◆ **TASK REQUIREMENTS**: Reproduce all the entries exactly.
# Start of RECORDS TO PROCESS
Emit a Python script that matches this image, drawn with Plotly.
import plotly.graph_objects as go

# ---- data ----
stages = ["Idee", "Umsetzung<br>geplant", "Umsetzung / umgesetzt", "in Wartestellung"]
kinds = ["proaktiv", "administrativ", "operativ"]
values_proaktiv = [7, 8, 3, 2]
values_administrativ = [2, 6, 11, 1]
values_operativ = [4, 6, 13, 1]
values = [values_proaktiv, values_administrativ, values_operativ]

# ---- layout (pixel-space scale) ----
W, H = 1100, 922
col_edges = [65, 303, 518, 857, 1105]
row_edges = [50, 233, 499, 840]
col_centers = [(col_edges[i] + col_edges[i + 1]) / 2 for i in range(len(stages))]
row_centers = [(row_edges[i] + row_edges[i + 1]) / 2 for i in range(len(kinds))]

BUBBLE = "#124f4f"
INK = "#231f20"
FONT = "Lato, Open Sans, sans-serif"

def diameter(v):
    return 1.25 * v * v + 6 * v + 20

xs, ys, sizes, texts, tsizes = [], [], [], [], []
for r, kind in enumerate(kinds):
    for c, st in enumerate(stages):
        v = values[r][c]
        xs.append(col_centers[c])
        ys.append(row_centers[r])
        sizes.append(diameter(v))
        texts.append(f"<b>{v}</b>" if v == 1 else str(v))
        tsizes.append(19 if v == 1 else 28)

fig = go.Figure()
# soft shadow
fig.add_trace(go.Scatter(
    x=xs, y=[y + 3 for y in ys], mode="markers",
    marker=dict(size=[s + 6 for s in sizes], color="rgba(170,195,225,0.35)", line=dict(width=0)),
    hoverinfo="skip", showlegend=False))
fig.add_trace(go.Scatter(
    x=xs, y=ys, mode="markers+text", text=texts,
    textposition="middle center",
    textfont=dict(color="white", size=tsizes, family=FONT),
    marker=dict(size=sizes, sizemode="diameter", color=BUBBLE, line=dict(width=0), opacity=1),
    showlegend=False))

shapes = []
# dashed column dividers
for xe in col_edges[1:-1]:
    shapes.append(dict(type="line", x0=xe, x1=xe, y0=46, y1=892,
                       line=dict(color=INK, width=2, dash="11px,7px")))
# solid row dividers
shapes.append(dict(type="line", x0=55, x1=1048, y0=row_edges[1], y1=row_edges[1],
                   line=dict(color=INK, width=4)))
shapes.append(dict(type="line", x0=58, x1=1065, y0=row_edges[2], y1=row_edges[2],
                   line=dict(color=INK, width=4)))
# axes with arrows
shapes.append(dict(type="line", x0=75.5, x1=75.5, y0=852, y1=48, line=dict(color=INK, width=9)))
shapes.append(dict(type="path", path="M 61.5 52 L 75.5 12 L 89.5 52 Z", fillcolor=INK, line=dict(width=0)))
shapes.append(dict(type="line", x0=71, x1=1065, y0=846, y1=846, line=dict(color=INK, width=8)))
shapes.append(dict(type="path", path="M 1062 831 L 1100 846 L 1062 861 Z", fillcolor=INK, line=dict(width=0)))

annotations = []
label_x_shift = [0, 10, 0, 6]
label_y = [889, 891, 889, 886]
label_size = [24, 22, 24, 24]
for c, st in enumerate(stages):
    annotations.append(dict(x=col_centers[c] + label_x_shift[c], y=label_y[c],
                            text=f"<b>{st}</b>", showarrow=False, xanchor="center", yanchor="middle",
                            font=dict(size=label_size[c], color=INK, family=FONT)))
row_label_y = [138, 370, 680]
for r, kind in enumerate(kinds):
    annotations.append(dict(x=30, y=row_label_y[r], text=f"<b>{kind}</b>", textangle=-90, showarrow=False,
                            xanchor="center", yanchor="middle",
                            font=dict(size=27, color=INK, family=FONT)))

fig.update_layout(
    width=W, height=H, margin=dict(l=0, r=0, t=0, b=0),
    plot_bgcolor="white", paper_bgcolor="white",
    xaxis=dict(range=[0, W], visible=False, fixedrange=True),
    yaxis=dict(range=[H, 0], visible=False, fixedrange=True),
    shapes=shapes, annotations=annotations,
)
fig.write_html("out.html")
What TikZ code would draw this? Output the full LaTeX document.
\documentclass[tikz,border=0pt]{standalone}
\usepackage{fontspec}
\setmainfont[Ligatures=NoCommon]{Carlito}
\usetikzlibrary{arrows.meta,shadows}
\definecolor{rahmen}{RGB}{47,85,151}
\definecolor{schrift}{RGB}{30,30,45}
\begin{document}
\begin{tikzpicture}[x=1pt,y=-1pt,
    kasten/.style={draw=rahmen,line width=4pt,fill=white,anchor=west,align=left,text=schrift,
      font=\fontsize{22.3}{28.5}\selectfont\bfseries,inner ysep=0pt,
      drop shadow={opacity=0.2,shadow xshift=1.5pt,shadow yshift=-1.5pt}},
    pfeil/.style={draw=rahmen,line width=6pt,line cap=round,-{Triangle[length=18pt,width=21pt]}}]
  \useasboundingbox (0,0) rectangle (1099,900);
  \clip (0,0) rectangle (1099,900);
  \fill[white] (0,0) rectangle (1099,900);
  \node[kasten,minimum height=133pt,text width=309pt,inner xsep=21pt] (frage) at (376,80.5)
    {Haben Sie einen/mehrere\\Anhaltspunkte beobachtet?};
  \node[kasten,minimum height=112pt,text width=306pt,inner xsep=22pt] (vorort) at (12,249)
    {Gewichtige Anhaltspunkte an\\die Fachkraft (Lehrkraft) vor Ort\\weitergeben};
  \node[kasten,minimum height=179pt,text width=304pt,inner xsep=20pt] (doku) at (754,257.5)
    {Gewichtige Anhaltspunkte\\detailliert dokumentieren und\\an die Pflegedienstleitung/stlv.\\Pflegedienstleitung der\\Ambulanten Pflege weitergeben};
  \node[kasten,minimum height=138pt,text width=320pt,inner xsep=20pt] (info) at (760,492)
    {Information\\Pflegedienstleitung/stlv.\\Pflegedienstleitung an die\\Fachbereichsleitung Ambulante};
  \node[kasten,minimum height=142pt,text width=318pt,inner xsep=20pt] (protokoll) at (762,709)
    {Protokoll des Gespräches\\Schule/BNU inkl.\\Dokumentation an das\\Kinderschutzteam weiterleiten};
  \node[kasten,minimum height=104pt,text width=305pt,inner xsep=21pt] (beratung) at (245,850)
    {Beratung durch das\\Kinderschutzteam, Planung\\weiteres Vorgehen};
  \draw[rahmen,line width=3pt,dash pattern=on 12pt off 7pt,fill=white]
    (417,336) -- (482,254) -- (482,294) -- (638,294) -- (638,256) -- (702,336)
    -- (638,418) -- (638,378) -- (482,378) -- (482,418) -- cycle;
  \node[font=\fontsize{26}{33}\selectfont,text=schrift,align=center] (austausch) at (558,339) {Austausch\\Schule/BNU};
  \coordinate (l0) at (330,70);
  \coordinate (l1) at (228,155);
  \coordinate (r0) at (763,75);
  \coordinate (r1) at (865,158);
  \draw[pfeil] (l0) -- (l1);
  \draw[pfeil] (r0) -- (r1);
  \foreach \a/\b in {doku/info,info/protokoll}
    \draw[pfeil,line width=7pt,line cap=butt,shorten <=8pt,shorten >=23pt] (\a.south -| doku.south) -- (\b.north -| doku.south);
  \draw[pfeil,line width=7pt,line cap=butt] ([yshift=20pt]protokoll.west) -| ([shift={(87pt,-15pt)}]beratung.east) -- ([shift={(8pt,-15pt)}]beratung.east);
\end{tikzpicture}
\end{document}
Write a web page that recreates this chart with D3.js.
# End of RECORDS TO PROCESS
◆ **ANSWER TO THE TASK**:
Emit a Python script that matches this image, drawn with Plotly.
import plotly.graph_objects as go

# ---- data ----
stages = ["Idee", "Umsetzung<br>geplant", "Umsetzung / umgesetzt", "in Wartestellung"]
kinds = ["proaktiv", "administrativ", "operativ"]
values_proaktiv = [7, 8, 3, 2]
values_administrativ = [2, 6, 11, 1]
values_operativ = [4, 6, 13, 1]
values = [values_proaktiv, values_administrativ, values_operativ]

# ---- layout (pixel-space scale) ----
W, H = 1100, 922
col_edges = [65, 303, 518, 857, 1105]
row_edges = [50, 233, 499, 840]
col_centers = [(col_edges[i] + col_edges[i + 1]) / 2 for i in range(len(stages))]
row_centers = [(row_edges[i] + row_edges[i + 1]) / 2 for i in range(len(kinds))]

BUBBLE = "#124f4f"
INK = "#231f20"
FONT = "Lato, Open Sans, sans-serif"

def diameter(v):
    return 1.25 * v * v + 6 * v + 20

xs, ys, sizes, texts, tsizes = [], [], [], [], []
for r, kind in enumerate(kinds):
    for c, st in enumerate(stages):
        v = values[r][c]
        xs.append(col_centers[c])
        ys.append(row_centers[r])
        sizes.append(diameter(v))
        texts.append(f"<b>{v}</b>" if v == 1 else str(v))
        tsizes.append(19 if v == 1 else 28)

fig = go.Figure()
# soft shadow
fig.add_trace(go.Scatter(
    x=xs, y=[y + 3 for y in ys], mode="markers",
    marker=dict(size=[s + 6 for s in sizes], color="rgba(170,195,225,0.35)", line=dict(width=0)),
    hoverinfo="skip", showlegend=False))
fig.add_trace(go.Scatter(
    x=xs, y=ys, mode="markers+text", text=texts,
    textposition="middle center",
    textfont=dict(color="white", size=tsizes, family=FONT),
    marker=dict(size=sizes, sizemode="diameter", color=BUBBLE, line=dict(width=0), opacity=1),
    showlegend=False))

shapes = []
# dashed column dividers
for xe in col_edges[1:-1]:
    shapes.append(dict(type="line", x0=xe, x1=xe, y0=46, y1=892,
                       line=dict(color=INK, width=2, dash="11px,7px")))
# solid row dividers
shapes.append(dict(type="line", x0=55, x1=1048, y0=row_edges[1], y1=row_edges[1],
                   line=dict(color=INK, width=4)))
shapes.append(dict(type="line", x0=58, x1=1065, y0=row_edges[2], y1=row_edges[2],
                   line=dict(color=INK, width=4)))
# axes with arrows
shapes.append(dict(type="line", x0=75.5, x1=75.5, y0=852, y1=48, line=dict(color=INK, width=9)))
shapes.append(dict(type="path", path="M 61.5 52 L 75.5 12 L 89.5 52 Z", fillcolor=INK, line=dict(width=0)))
shapes.append(dict(type="line", x0=71, x1=1065, y0=846, y1=846, line=dict(color=INK, width=8)))
shapes.append(dict(type="path", path="M 1062 831 L 1100 846 L 1062 861 Z", fillcolor=INK, line=dict(width=0)))

annotations = []
label_x_shift = [0, 10, 0, 6]
label_y = [889, 891, 889, 886]
label_size = [24, 22, 24, 24]
for c, st in enumerate(stages):
    annotations.append(dict(x=col_centers[c] + label_x_shift[c], y=label_y[c],
                            text=f"<b>{st}</b>", showarrow=False, xanchor="center", yanchor="middle",
                            font=dict(size=label_size[c], color=INK, family=FONT)))
row_label_y = [138, 370, 680]
for r, kind in enumerate(kinds):
    annotations.append(dict(x=30, y=row_label_y[r], text=f"<b>{kind}</b>", textangle=-90, showarrow=False,
                            xanchor="center", yanchor="middle",
                            font=dict(size=27, color=INK, family=FONT)))

fig.update_layout(
    width=W, height=H, margin=dict(l=0, r=0, t=0, b=0),
    plot_bgcolor="white", paper_bgcolor="white",
    xaxis=dict(range=[0, W], visible=False, fixedrange=True),
    yaxis=dict(range=[H, 0], visible=False, fixedrange=True),
    shapes=shapes, annotations=annotations,
)
fig.write_html("out.html")
What TikZ code would draw this? Output the full LaTeX document.
\documentclass[tikz,border=0pt]{standalone}
\usepackage{fontspec}
\setmainfont[Ligatures=NoCommon]{Carlito}
\usetikzlibrary{arrows.meta,shadows}
\definecolor{rahmen}{RGB}{47,85,151}
\definecolor{schrift}{RGB}{30,30,45}
\begin{document}
\begin{tikzpicture}[x=1pt,y=-1pt,
    kasten/.style={draw=rahmen,line width=4pt,fill=white,anchor=west,align=left,text=schrift,
      font=\fontsize{22.3}{28.5}\selectfont\bfseries,inner ysep=0pt,
      drop shadow={opacity=0.2,shadow xshift=1.5pt,shadow yshift=-1.5pt}},
    pfeil/.style={draw=rahmen,line width=6pt,line cap=round,-{Triangle[length=18pt,width=21pt]}}]
  \useasboundingbox (0,0) rectangle (1099,900);
  \clip (0,0) rectangle (1099,900);
  \fill[white] (0,0) rectangle (1099,900);
  \node[kasten,minimum height=133pt,text width=309pt,inner xsep=21pt] (frage) at (376,80.5)
    {Haben Sie einen/mehrere\\Anhaltspunkte beobachtet?};
  \node[kasten,minimum height=112pt,text width=306pt,inner xsep=22pt] (vorort) at (12,249)
    {Gewichtige Anhaltspunkte an\\die Fachkraft (Lehrkraft) vor Ort\\weitergeben};
  \node[kasten,minimum height=179pt,text width=304pt,inner xsep=20pt] (doku) at (754,257.5)
    {Gewichtige Anhaltspunkte\\detailliert dokumentieren und\\an die Pflegedienstleitung/stlv.\\Pflegedienstleitung der\\Ambulanten Pflege weitergeben};
  \node[kasten,minimum height=138pt,text width=320pt,inner xsep=20pt] (info) at (760,492)
    {Information\\Pflegedienstleitung/stlv.\\Pflegedienstleitung an die\\Fachbereichsleitung Ambulante};
  \node[kasten,minimum height=142pt,text width=318pt,inner xsep=20pt] (protokoll) at (762,709)
    {Protokoll des Gespräches\\Schule/BNU inkl.\\Dokumentation an das\\Kinderschutzteam weiterleiten};
  \node[kasten,minimum height=104pt,text width=305pt,inner xsep=21pt] (beratung) at (245,850)
    {Beratung durch das\\Kinderschutzteam, Planung\\weiteres Vorgehen};
  \draw[rahmen,line width=3pt,dash pattern=on 12pt off 7pt,fill=white]
    (417,336) -- (482,254) -- (482,294) -- (638,294) -- (638,256) -- (702,336)
    -- (638,418) -- (638,378) -- (482,378) -- (482,418) -- cycle;
  \node[font=\fontsize{26}{33}\selectfont,text=schrift,align=center] (austausch) at (558,339) {Austausch\\Schule/BNU};
  \coordinate (l0) at (330,70);
  \coordinate (l1) at (228,155);
  \coordinate (r0) at (763,75);
  \coordinate (r1) at (865,158);
  \draw[pfeil] (l0) -- (l1);
  \draw[pfeil] (r0) -- (r1);
  \foreach \a/\b in {doku/info,info/protokoll}
    \draw[pfeil,line width=7pt,line cap=butt,shorten <=8pt,shorten >=23pt] (\a.south -| doku.south) -- (\b.north -| doku.south);
  \draw[pfeil,line width=7pt,line cap=butt] ([yshift=20pt]protokoll.west) -| ([shift={(87pt,-15pt)}]beratung.east) -- ([shift={(8pt,-15pt)}]beratung.east);
\end{tikzpicture}
\end{document}
Write a web page that recreates this chart with D3.js.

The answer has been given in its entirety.